WALKERTOWN -- Someone once described a fisherman as a hook at one end and a fool at the other, and that's as apt a definition as any.
Why else would I be standing in the afternoon sun on the banks of a pond with no name, sweat pouring off me while I held a broken reel and listened to my fishing buddy across the water keeping score.
"That's nine!," he said, peering into the mouth of a one-pounder trying to pry a hook out of the inside of a bass that had just digested a plastic worm.
It's 114 degrees, and I'm fishing with a guy I call the Bass Surgeon because of the complex operations he has to perform almost every time he catches a fish. Which by about 5:30 p.m. had reached nine surgeries to my none. He was even using my needle-nose pliers.
The pond we sometimes fish is only visible by airplane or Mapquest, so it would be fruitless to try and describe where it is. Suffice to say, it's near some train tracks, and that's about all I'm willing to say.
The phone call from the Surgeon came at just the right time. I'd broken two drivers in one week, so golf was on temporary hold. The lawn was mown, the boss was out of town and I had nowhere to be. I grabbed my spinning rod, slung my tackle box over my shoulder and headed to the pond with no name.
When I got there he was already sitting on the bank pulling a worm from the mouth of a fish he'd been playing for several minutes.

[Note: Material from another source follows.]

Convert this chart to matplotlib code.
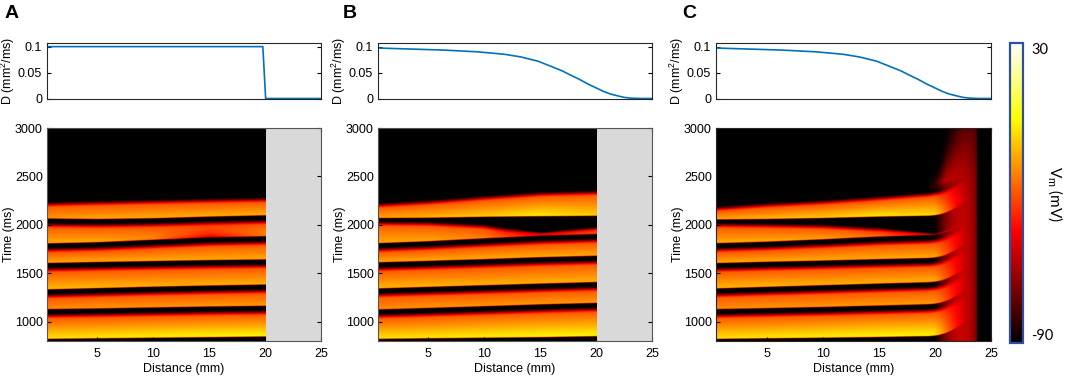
import numpy as np
import matplotlib
matplotlib.use('Agg')
import matplotlib.pyplot as plt
from matplotlib.colors import LinearSegmentedColormap

plt.rcParams['font.family'] = ['Liberation Sans', 'DejaVu Sans']
plt.rcParams['mathtext.fontset'] = 'custom'
plt.rcParams['mathtext.rm'] = 'Liberation Sans'
plt.rcParams['mathtext.it'] = 'Liberation Sans:italic'

# ------------------------------------------------------------------ data
PANEL_LABELS = ['A', 'B', 'C']
DIST_TICKS = [5, 10, 15, 20, 25]
TIME_TICKS = [1000, 1500, 2000, 2500, 3000]
D_TICKS = [0, 0.05, 0.1]
D_TICKLABELS = ['0', '0.05', '0.1']
CB_TICKS = [-90, 30]
VMIN, VMAX = -90, 30
CMAP_POS = [0.0, 0.375, 0.75, 1.0]
CMAP_COLORS = ['#000000', '#ff0000', '#ffff00', '#ffffff']

# diffusion profiles
D_A_X = [0.5, 19.8, 20.05, 25.0]
D_A_Y = [0.1, 0.1, 0.0, 0.0]
D_BC_X = [0.5, 3.5, 6.4, 9.4, 11.8, 13.3, 14.8, 16.2, 17.0, 17.7, 18.5, 19.2,
          20.0, 20.7, 21.3, 21.9, 22.5, 23.1, 24.0, 25.0]
D_BC_Y = [0.0973, 0.0953, 0.0933, 0.0900, 0.0853, 0.0800, 0.0720, 0.0600,
          0.0530, 0.0453, 0.0370, 0.0287, 0.0205, 0.0133, 0.0085, 0.0053,
          0.0022, 0.0007, 0.0, 0.0]

# heat-map beats: upstroke time, end time, peak Vm at distance nodes
X_NODES = [0.5, 5, 10, 15, 20]

A_START = [[815, 821, 827, 833, 840],
           [1123, 1130, 1140, 1150, 1157],
           [1327, 1340, 1355, 1367, 1377],
           [1600, 1610, 1620, 1630, 1637],
           [1803, 1815, 1840, 1865, 1877],
           [2060, 2055, 2063, 2080, 2093]]
A_END = [[1093, 1100, 1110, 1120, 1127],
         [1297, 1310, 1325, 1337, 1347],
         [1570, 1580, 1590, 1600, 1607],
         [1773, 1785, 1810, 1835, 1847],
         [2030, 2025, 2033, 2050, 2063],
         [2245, 2258, 2270, 2282, 2292]]
A_PEAK = [[-4, -3, -1, 0, 0],
          [-20, -18, -18, -17, -17],
          [-12, -12, -13, -13, -13],
          [-14, -14, -14, -14, -14],
          [-14, -14, -15, -15, -16],
          [-18, -15, -14, -13, -13]]
A_DIP_BEAT = 4
A_DIP = [0, 0, -8, -42, -6]

B_START = [[815, 821, 827, 833, 843],
           [1120, 1135, 1153, 1172, 1187],
           [1337, 1353, 1370, 1387, 1403],
           [1607, 1622, 1640, 1660, 1675],
           [1805, 1825, 1855, 1883, 1900],
           [2065, 2068, 2078, 2084, 2088]]
B_END = [[1090, 1105, 1123, 1142, 1157],
         [1307, 1323, 1340, 1357, 1373],
         [1577, 1592, 1610, 1630, 1645],
         [1775, 1795, 1825, 1853, 1870],
         [2048, 2043, 2015, 1928, 1988],
         [2235, 2265, 2310, 2350, 2365]]
B_PEAK = [[-4, -3, -1, 0, 0],
          [-20, -18, -18, -17, -17],
          [-12, -12, -13, -13, -13],
          [-14, -14, -14, -14, -14],
          [-14, -15, -22, -42, -28],
          [-15, -12, -8, -2, -8]]

C_START = [[815, 821, 827, 835, 845],
           [1123, 1133, 1145, 1160, 1175],
           [1337, 1353, 1370, 1387, 1403],
           [1599, 1612, 1625, 1640, 1653],
           [1805, 1820, 1845, 1873, 1891],
           [2050, 2055, 2065, 2080, 2090]]
C_END = [[1093, 1103, 1115, 1130, 1145],
         [1307, 1323, 1340, 1357, 1373],
         [1569, 1582, 1595, 1610, 1623],
         [1775, 1790, 1815, 1843, 1861],
         [2030, 2025, 2015, 1985, 1910],
         [2200, 2235, 2265, 2305, 2350]]
C_PEAK = [[-4, -3, -1, 0, 0],
          [-20, -18, -18, -17, -17],
          [-12, -12, -13, -13, -13],
          [-14, -14, -14, -14, -14],
          [-14, -14, -16, -25, -45],
          [-14, -12, -8, -2, -5]]

# tissue near/after 20 mm in panel C
EDGE_X = [19.5, 20.0, 20.5, 21.0, 21.5, 22.0, 22.5, 23.0, 23.5, 23.75, 23.85, 25.0]
EDGE_W = [1.0, 0.97, 0.75, 0.5, 0.3, 0.15, 0.05, 0.0, 0.0, 0.0, 0.0, 0.0]
EDGE_DELAY = [0, 4, 14, 32, 58, 90, 130, 165, 190, 200, 200, 200]
EDGE_LEVEL = [-42, -42, -42, -44, -47, -50, -53, -57, -63, -70, -90, -90]
EDGE_TOP = [2330, 2350, 2420, 2560, 2680, 2800, 2920, 3000, 3050, 3050, 3050, 3050]
EDGE_SOFT = [40, 50, 80, 120, 160, 200, 230, 250, 250, 250, 250, 250]

REST = -90.0
PLATEAU_END = -28.0
UPSTROKE_MS = 10.0
REPOL_MS = 70.0
DIP_MS = 55.0


def beat(T, s, e, vp, dip):
    dur = np.maximum(e - s, 1.0)
    r = np.minimum(REPOL_MS, 0.6 * dur)
    pl_end = e - r
    tau = T - s
    vq = np.minimum(PLATEAU_END, vp - 8)
    plat = vp + (vq - vp) * np.clip(tau / np.maximum(pl_end - s, 1.0), 0, 1)
    plat = plat + dip * np.exp(-np.clip(tau, 0, None) / DIP_MS)
    up = np.clip(tau / UPSTROKE_MS, 0, 1)
    u = np.clip((T - pl_end) / r, 0, 1)
    rep = 0.5 * (1 + np.cos(np.pi * u))
    v = REST + (plat - REST) * up * rep
    return np.where((T >= s) & (T <= e), v, REST)


def field(xg, tg, starts, ends, peaks, edge=False, dip_beat=None, dip=None):
    T = tg[:, None]
    V = np.full((len(tg), len(xg)), REST)
    delay = np.interp(xg, EDGE_X, EDGE_DELAY) if edge else np.zeros_like(xg)
    for k, (s_arr, e_arr, p_arr) in enumerate(zip(starts, ends, peaks)):
        s = np.interp(xg, X_NODES, s_arr) + delay
        e = np.interp(xg, X_NODES, e_arr) + delay
        p = np.interp(xg, X_NODES, p_arr)
        d = np.interp(xg, X_NODES, dip) if (dip is not None and k == dip_beat) else np.zeros_like(xg)
        V = np.maximum(V, beat(T, s[None, :], e[None, :], p[None, :], d[None, :]))
    if edge:
        w = np.interp(xg, EDGE_X, EDGE_W)[None, :]
        lvl = np.interp(xg, EDGE_X, EDGE_LEVEL)[None, :]
        top = np.interp(xg, EDGE_X, EDGE_TOP)[None, :]
        soft = np.interp(xg, EDGE_X, EDGE_SOFT)[None, :]
        bg = REST + (lvl - REST) / (1 + np.exp((T - top) / soft))
        e_last = (np.interp(xg, X_NODES, ends[-1]) + delay)[None, :]
        wt = w * np.clip((e_last + 80 - T) / 80.0, 0, 1)
        Vedge = bg + wt * (V - bg)
        V = np.where((xg > EDGE_X[0])[None, :], Vedge, V)
    return V


cmap = LinearSegmentedColormap.from_list('hot_black', list(zip(CMAP_POS, CMAP_COLORS)), N=256)

# ------------------------------------------------------------------ figure
W, H = 1065, 377
fig = plt.figure(figsize=(W / 100, H / 100), dpi=100)


def fa(l, r, t, b):
    return [l / W, 1 - b / H, (r - l) / W, (b - t) / H]


lefts = [(47, 321), (378, 652), (716, 991)]
letter_x = [5, 343, 682]
panels = [(A_START, A_END, A_PEAK, 20.0, False, D_A_X, D_A_Y, A_DIP_BEAT, A_DIP),
          (B_START, B_END, B_PEAK, 20.0, False, D_BC_X, D_BC_Y, None, None),
          (C_START, C_END, C_PEAK, 25.0, True, D_BC_X, D_BC_Y, None, None)]

FS = 9.0
tg = np.linspace(800, 3000, 700)
for i, ((l, r), (st, en, pk, xmax, edge, dx, dy, dbeat, dip)) in enumerate(zip(lefts, panels)):
    wpx = r - l
    # top D panel
    axd = fig.add_axes(fa(l, r, 43, 98.5))
    axd.plot(dx, dy, color='#0072BD', lw=1.2)
    axd.set_xlim(0.5, 25)
    axd.set_ylim(0, 0.107)
    axd.set_xticks([])
    axd.set_yticks(D_TICKS)
    axd.set_yticklabels(D_TICKLABELS)
    axd.tick_params(axis='y', direction='in', right=True, length=3, labelsize=FS, pad=3.5)
    axd.set_ylabel('D (mm$^2$/ms)', fontsize=FS)
    axd.yaxis.set_label_coords(-30 / wpx, 0.5)
    for sp in axd.spines.values():
        sp.set_color('#262626')
        sp.set_linewidth(0.8)

    # heat map
    axh = fig.add_axes(fa(l, r, 128, 341))
    xg = np.linspace(0.5, xmax, 400)
    V = field(xg, tg, st, en, pk, edge=edge, dip_beat=dbeat, dip=dip)
    im = axh.imshow(V, origin='lower', aspect='auto', cmap=cmap, vmin=VMIN, vmax=VMAX,
                    extent=[0.5, xmax, 800, 3000], interpolation='bilinear')
    axh.set_facecolor('#d9d9d9')
    axh.set_xlim(0.5, 25)
    axh.set_ylim(800, 3000)
    axh.set_xticks(DIST_TICKS)
    axh.set_yticks(TIME_TICKS)
    axh.tick_params(direction='in', top=True, right=True, length=3, labelsize=FS)
    axh.tick_params(axis='y', pad=3)
    axh.tick_params(axis='x', pad=5)
    axh.set_xlabel('Distance (mm)', fontsize=FS, labelpad=2)
    axh.set_ylabel('Time (ms)', fontsize=FS)
    axh.yaxis.set_label_coords(-32 / wpx, 0.5)
    for sp in axh.spines.values():
        sp.set_color('#555555' if i < 2 else '#262626')
        sp.set_linewidth(0.8)

    fig.text(letter_x[i] / W, 1 - 5 / H, PANEL_LABELS[i], fontsize=14, fontweight='bold',
             ha='left', va='top')

# colorbar
cax = fig.add_axes(fa(1010, 1023, 43, 343))
cb = fig.colorbar(im, cax=cax, ticks=CB_TICKS)
cb.outline.set_edgecolor('#2d4f9c')
cb.outline.set_linewidth(1.6)
cax.tick_params(length=0, pad=6, labelsize=10.5)
cax.set_yticklabels([str(v) for v in CB_TICKS], family='Lato')
cax.get_yticklabels()[0].set_va('bottom')
cax.get_yticklabels()[1].set_va('top')
fig.text(1055 / W, 1 - 194 / H, 'V$_\\mathrm{m}$ (mV)', rotation=270, ha='center', va='center',
         fontsize=11, family='Lato')

fig.savefig('out.png', dpi=100)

No one fishes like the Surgeon. He allows the bass to inhale the bait before he sets the hook, then spends several more minutes trying to get the hook out without killing the poor fish. He has an amazing success rate and probably knows the innards of a largemouth bass better than anyone I know.
My first cast went about 10 feet and made an awful noise, the sound of ball bearings and stripped gears. After a few more casts I went to the tackle box and changed reels. The secret to pond fishing is adaptability.
While I worked on my rod, the Bass Surgeon tied on a rooster tail, a bait designed for catching shellcrackers or English breakfast bream, certainly not bass.
After a few minutes, the scoreboard started lighting up again.
"That's 14!" the Surgeon said about the time my second reel came apart in my hands. I remembered then that it came apart the last time I went pond fishing, which was why it was stuffed back in the box to begin with.
My last un-used reel was a baitcaster for slinging crankbaits 1,000 yards across a reservoir, not for trying to flip a worm alongside a stump 30 feet away.
"That's 15!" the Surgeon yelled as he extracted a rooster tail from the gizzard of a stunned bass.
I tied on a Mann's 30+ deep-diving hooknest and threw it completely across the pond. The water exploded when it hit. Any fish within 100 yards immediately swam away. I shook my head and mumbled cuss words as I adjusted the drag and the tension and looked at my upside-down spinning rod with the baitcaster mounted on the wrong side and 80-pound test or something spooled out across the tiny little pond with no name while the Surgeon reeled in another one on a lure smaller than a dime, one that looked, quite frankly, a little feminine.
"That's 16!" he said. Birds were beginning to gather a round him, a killdeer circling above, a great blue heron flying noisily onto a pine branch, Canada geese and mallards making awkward touchdowns on the open water. He didn't notice. He was too busy operating on another one-pounder, making the delicate maneuvers required to extract a lure from a bass gullet, then gently tossing the fish back into the water while the birds complained.
I watched all this from across the pond as I reeled in my giant lure. Suddenly I heard the drag scream and saw the lure go under. The reel continued to make the noise only a baitcaster can make when it's holding back a lunker. Or when the drag is set too free and the line is spooling into a mess and retrieving it is suddenly out of the question. I changed hands and tried to increase the pull and fiddle with all the other contraptions on the sides of my $200 reel as the fish came to a stop in the water.
I reached out my hand and just grabbed the line and pulled him in without the rod.
He weighed about as much as my lure. My hand was bleeding. I looked across the water, and the Surgeon was watching me. He was holding another bass.
"That's 18!" he said.
"Seventeen," I mumbled.
"What?" he asked, smiling as he opened the jaws of another patient and deftly inserted my needle-nose pliers into the bass.
"Nothing," I said to myself. "I didn't say anything."